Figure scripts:
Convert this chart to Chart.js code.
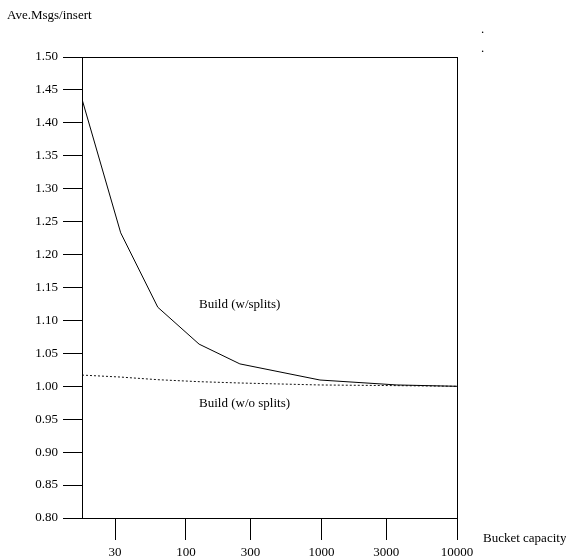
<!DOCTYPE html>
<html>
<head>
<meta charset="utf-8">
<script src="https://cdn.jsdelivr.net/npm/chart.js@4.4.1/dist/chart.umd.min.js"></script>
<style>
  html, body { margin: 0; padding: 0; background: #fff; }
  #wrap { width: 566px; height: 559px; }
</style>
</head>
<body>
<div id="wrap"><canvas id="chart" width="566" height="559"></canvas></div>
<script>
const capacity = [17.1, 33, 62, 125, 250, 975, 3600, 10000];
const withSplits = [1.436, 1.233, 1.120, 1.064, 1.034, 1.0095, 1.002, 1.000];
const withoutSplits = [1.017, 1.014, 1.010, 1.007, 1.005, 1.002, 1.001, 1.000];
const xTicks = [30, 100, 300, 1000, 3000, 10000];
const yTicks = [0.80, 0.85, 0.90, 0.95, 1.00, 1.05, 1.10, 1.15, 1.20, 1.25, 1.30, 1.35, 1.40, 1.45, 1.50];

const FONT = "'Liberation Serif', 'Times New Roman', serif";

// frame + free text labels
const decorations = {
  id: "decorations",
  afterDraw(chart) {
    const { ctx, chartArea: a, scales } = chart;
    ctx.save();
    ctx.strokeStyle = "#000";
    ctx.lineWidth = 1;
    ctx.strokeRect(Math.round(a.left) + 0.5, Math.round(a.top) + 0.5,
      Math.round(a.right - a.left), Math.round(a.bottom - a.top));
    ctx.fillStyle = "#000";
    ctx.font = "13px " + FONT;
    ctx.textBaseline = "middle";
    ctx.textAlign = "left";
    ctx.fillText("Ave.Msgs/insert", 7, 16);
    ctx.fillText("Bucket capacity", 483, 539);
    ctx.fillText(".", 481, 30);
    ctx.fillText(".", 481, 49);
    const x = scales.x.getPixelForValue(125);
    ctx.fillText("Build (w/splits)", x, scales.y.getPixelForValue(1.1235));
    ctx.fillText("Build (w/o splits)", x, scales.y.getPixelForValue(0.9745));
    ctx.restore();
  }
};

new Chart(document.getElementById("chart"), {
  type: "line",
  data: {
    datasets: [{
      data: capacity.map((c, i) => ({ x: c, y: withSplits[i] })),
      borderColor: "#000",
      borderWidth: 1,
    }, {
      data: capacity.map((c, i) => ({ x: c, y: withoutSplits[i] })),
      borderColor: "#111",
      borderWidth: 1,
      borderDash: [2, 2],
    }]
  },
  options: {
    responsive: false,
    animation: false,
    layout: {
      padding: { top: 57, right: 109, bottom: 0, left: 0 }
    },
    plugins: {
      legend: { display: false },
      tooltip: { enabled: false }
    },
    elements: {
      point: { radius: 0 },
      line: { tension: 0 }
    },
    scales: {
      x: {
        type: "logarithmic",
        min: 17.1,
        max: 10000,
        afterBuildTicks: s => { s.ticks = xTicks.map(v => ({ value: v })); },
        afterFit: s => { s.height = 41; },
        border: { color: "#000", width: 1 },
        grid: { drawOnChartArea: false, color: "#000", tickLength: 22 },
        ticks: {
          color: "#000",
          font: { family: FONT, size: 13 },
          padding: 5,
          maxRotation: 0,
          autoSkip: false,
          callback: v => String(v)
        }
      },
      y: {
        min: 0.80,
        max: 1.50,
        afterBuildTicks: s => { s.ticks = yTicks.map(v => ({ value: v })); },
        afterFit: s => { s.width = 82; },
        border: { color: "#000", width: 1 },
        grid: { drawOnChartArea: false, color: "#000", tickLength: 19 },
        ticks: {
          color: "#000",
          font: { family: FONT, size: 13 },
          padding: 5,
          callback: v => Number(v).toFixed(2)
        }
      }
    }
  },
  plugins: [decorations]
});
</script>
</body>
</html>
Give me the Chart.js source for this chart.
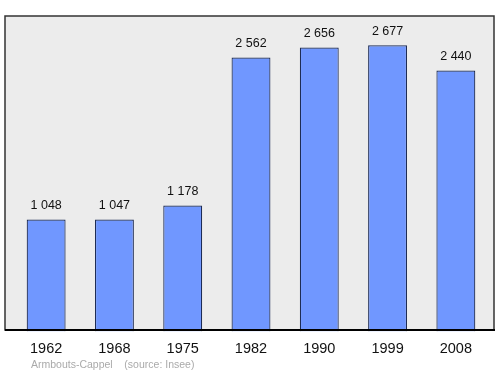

■ **Objective**: Restate the listing above word for word, and skip the pictures.

■ **Answer**:
Convert this chart to Chart.js code.
<!DOCTYPE html>
<html>
<head>
<meta charset="utf-8">
<script src="https://cdn.jsdelivr.net/npm/chart.js@4.4.1/dist/chart.umd.min.js"></script>
<style>
  html, body { margin: 0; padding: 0; background: #fff; }
  #wrap { width: 566px; height: 559px; }
</style>
</head>
<body>
<div id="wrap"><canvas id="chart" width="566" height="559"></canvas></div>
<script>
const capacity = [17.1, 33, 62, 125, 250, 975, 3600, 10000];
const withSplits = [1.436, 1.233, 1.120, 1.064, 1.034, 1.0095, 1.002, 1.000];
const withoutSplits = [1.017, 1.014, 1.010, 1.007, 1.005, 1.002, 1.001, 1.000];
const xTicks = [30, 100, 300, 1000, 3000, 10000];
const yTicks = [0.80, 0.85, 0.90, 0.95, 1.00, 1.05, 1.10, 1.15, 1.20, 1.25, 1.30, 1.35, 1.40, 1.45, 1.50];

const FONT = "'Liberation Serif', 'Times New Roman', serif";

// frame + free text labels
const decorations = {
  id: "decorations",
  afterDraw(chart) {
    const { ctx, chartArea: a, scales } = chart;
    ctx.save();
    ctx.strokeStyle = "#000";
    ctx.lineWidth = 1;
    ctx.strokeRect(Math.round(a.left) + 0.5, Math.round(a.top) + 0.5,
      Math.round(a.right - a.left), Math.round(a.bottom - a.top));
    ctx.fillStyle = "#000";
    ctx.font = "13px " + FONT;
    ctx.textBaseline = "middle";
    ctx.textAlign = "left";
    ctx.fillText("Ave.Msgs/insert", 7, 16);
    ctx.fillText("Bucket capacity", 483, 539);
    ctx.fillText(".", 481, 30);
    ctx.fillText(".", 481, 49);
    const x = scales.x.getPixelForValue(125);
    ctx.fillText("Build (w/splits)", x, scales.y.getPixelForValue(1.1235));
    ctx.fillText("Build (w/o splits)", x, scales.y.getPixelForValue(0.9745));
    ctx.restore();
  }
};

new Chart(document.getElementById("chart"), {
  type: "line",
  data: {
    datasets: [{
      data: capacity.map((c, i) => ({ x: c, y: withSplits[i] })),
      borderColor: "#000",
      borderWidth: 1,
    }, {
      data: capacity.map((c, i) => ({ x: c, y: withoutSplits[i] })),
      borderColor: "#111",
      borderWidth: 1,
      borderDash: [2, 2],
    }]
  },
  options: {
    responsive: false,
    animation: false,
    layout: {
      padding: { top: 57, right: 109, bottom: 0, left: 0 }
    },
    plugins: {
      legend: { display: false },
      tooltip: { enabled: false }
    },
    elements: {
      point: { radius: 0 },
      line: { tension: 0 }
    },
    scales: {
      x: {
        type: "logarithmic",
        min: 17.1,
        max: 10000,
        afterBuildTicks: s => { s.ticks = xTicks.map(v => ({ value: v })); },
        afterFit: s => { s.height = 41; },
        border: { color: "#000", width: 1 },
        grid: { drawOnChartArea: false, color: "#000", tickLength: 22 },
        ticks: {
          color: "#000",
          font: { family: FONT, size: 13 },
          padding: 5,
          maxRotation: 0,
          autoSkip: false,
          callback: v => String(v)
        }
      },
      y: {
        min: 0.80,
        max: 1.50,
        afterBuildTicks: s => { s.ticks = yTicks.map(v => ({ value: v })); },
        afterFit: s => { s.width = 82; },
        border: { color: "#000", width: 1 },
        grid: { drawOnChartArea: false, color: "#000", tickLength: 19 },
        ticks: {
          color: "#000",
          font: { family: FONT, size: 13 },
          padding: 5,
          callback: v => Number(v).toFixed(2)
        }
      }
    }
  },
  plugins: [decorations]
});
</script>
</body>
</html>
Give me the Chart.js source for this chart.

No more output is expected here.